Task prompt: Answer with one number: how many lines hold the string "this".

Source excerpt:
┄┄┄┄┄┄┄┄┄┄┄┄┄┄┄┄┄┄┄┄

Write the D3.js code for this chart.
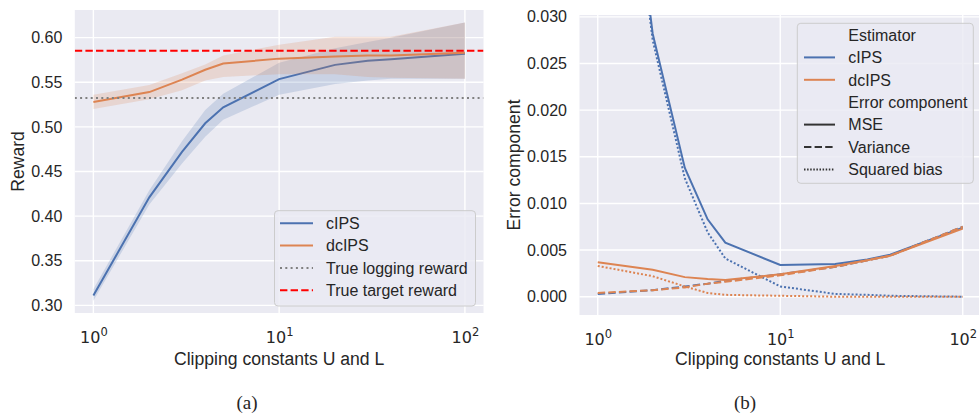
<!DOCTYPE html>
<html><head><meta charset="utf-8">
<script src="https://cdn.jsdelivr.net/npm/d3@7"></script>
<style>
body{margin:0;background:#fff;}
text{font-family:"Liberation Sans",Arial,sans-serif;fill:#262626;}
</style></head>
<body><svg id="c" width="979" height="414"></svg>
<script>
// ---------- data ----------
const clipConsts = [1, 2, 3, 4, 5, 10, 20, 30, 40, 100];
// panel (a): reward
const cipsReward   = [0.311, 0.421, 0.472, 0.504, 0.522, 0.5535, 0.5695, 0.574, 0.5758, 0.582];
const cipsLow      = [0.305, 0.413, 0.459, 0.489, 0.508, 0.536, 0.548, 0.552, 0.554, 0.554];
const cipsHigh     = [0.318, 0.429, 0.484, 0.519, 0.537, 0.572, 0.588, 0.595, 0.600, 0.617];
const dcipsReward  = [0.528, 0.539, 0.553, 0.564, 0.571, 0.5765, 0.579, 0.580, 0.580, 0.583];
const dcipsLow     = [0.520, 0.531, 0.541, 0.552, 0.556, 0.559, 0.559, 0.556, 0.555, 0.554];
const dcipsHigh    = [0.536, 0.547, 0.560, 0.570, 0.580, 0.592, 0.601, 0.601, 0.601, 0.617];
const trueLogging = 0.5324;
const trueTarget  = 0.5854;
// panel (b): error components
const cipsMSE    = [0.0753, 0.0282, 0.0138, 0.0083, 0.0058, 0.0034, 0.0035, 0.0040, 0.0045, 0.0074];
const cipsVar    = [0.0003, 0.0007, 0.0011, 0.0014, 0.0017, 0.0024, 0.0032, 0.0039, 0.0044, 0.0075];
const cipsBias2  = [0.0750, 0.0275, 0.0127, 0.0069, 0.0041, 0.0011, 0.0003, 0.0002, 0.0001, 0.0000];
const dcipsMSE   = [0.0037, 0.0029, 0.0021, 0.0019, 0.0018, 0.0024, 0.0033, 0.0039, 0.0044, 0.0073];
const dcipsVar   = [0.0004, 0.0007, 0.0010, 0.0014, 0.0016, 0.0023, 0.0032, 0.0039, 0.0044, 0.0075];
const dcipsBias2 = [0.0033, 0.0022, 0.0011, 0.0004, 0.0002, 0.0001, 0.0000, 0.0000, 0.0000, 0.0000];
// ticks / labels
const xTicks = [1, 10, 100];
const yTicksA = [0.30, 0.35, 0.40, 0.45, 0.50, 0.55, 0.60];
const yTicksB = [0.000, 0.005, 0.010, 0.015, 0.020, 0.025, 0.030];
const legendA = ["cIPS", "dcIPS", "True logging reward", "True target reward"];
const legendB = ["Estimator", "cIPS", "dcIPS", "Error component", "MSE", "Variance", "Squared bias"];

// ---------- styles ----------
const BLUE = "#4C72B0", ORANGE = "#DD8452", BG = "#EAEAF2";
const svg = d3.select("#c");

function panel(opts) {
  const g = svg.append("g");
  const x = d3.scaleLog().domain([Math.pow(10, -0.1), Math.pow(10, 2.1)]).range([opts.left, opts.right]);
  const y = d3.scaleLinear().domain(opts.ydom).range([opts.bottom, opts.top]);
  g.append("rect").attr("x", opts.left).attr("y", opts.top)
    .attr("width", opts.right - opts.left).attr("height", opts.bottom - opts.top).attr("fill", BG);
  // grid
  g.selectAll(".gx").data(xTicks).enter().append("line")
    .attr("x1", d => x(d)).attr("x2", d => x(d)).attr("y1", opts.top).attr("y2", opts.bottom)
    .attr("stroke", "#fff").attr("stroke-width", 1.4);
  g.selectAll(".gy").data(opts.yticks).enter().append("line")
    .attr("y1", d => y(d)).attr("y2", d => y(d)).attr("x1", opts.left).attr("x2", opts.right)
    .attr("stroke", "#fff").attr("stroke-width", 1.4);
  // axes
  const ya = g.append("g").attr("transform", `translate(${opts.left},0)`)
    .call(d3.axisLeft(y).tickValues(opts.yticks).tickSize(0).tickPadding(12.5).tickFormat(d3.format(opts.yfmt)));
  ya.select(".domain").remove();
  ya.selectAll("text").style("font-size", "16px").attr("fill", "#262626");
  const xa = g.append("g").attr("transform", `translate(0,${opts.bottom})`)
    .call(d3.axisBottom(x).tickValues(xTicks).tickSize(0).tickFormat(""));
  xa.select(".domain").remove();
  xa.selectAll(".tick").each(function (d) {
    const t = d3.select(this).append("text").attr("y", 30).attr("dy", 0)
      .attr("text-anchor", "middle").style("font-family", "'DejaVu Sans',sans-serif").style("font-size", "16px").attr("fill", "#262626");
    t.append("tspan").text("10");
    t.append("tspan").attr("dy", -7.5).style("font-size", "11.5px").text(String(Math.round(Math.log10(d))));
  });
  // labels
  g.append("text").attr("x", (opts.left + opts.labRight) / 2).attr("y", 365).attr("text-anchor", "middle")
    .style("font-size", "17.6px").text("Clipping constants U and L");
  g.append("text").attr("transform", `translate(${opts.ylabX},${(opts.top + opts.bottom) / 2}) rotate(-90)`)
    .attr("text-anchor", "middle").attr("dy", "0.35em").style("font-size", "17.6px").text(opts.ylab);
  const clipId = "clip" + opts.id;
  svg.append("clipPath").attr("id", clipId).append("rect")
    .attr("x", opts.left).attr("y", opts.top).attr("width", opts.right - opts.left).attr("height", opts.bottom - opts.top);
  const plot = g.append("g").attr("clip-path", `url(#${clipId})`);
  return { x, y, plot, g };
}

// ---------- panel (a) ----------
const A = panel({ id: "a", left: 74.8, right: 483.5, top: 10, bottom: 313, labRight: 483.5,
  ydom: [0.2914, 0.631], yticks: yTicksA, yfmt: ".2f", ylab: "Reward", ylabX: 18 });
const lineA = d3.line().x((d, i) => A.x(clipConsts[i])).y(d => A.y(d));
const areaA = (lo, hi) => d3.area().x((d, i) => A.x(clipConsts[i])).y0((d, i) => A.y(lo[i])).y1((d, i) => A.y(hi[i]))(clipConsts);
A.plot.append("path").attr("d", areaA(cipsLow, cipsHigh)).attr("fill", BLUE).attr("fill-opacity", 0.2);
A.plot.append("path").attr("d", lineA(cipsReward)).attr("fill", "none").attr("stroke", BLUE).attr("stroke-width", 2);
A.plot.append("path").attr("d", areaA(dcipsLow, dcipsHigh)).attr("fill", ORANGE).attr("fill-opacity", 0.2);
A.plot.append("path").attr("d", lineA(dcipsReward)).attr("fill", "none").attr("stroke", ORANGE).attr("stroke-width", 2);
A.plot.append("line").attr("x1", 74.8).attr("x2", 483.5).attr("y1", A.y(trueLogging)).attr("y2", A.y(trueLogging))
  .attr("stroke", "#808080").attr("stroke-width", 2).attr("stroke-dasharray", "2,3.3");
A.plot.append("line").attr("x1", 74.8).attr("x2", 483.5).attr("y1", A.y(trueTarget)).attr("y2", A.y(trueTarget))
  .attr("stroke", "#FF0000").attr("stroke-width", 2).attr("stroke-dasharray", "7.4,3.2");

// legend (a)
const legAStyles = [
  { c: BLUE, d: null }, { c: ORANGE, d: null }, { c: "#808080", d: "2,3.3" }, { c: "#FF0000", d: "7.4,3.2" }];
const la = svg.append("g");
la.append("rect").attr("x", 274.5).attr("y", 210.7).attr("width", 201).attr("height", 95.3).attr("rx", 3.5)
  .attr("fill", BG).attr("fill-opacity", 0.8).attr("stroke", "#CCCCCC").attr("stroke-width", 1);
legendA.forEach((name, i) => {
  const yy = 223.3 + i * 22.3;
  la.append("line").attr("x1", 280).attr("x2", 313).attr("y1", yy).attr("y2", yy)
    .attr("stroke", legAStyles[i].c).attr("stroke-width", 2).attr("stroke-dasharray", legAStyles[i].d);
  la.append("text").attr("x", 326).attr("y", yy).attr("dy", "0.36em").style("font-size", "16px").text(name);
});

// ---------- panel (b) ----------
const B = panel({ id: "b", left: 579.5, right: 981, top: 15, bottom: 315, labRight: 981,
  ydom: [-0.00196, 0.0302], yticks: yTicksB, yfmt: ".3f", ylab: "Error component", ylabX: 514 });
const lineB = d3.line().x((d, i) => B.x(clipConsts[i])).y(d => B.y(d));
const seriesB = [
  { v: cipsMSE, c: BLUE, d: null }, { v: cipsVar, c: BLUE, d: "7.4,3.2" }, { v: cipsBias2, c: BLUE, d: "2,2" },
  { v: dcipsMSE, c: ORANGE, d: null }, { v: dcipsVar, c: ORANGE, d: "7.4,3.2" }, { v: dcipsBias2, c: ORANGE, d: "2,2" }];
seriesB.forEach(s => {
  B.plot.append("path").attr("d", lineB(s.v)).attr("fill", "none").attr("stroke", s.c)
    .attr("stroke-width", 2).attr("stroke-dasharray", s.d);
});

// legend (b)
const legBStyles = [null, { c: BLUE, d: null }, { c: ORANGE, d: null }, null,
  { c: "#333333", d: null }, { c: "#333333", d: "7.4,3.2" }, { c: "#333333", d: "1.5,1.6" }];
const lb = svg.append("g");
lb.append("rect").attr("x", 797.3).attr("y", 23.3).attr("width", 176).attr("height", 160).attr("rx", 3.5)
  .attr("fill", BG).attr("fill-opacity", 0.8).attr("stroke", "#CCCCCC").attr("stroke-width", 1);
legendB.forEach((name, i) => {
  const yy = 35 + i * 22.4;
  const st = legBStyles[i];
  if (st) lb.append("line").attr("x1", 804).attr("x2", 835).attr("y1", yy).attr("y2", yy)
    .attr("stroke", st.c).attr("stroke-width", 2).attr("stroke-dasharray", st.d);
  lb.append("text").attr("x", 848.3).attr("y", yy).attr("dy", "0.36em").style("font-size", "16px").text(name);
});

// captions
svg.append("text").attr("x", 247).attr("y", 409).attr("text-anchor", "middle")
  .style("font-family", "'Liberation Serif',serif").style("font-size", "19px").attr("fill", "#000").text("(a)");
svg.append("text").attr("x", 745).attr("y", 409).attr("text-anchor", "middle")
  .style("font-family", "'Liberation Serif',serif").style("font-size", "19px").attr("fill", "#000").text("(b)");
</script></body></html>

┄┄┄┄┄┄┄┄┄┄┄┄┄┄┄┄┄┄┄┄

Response: 2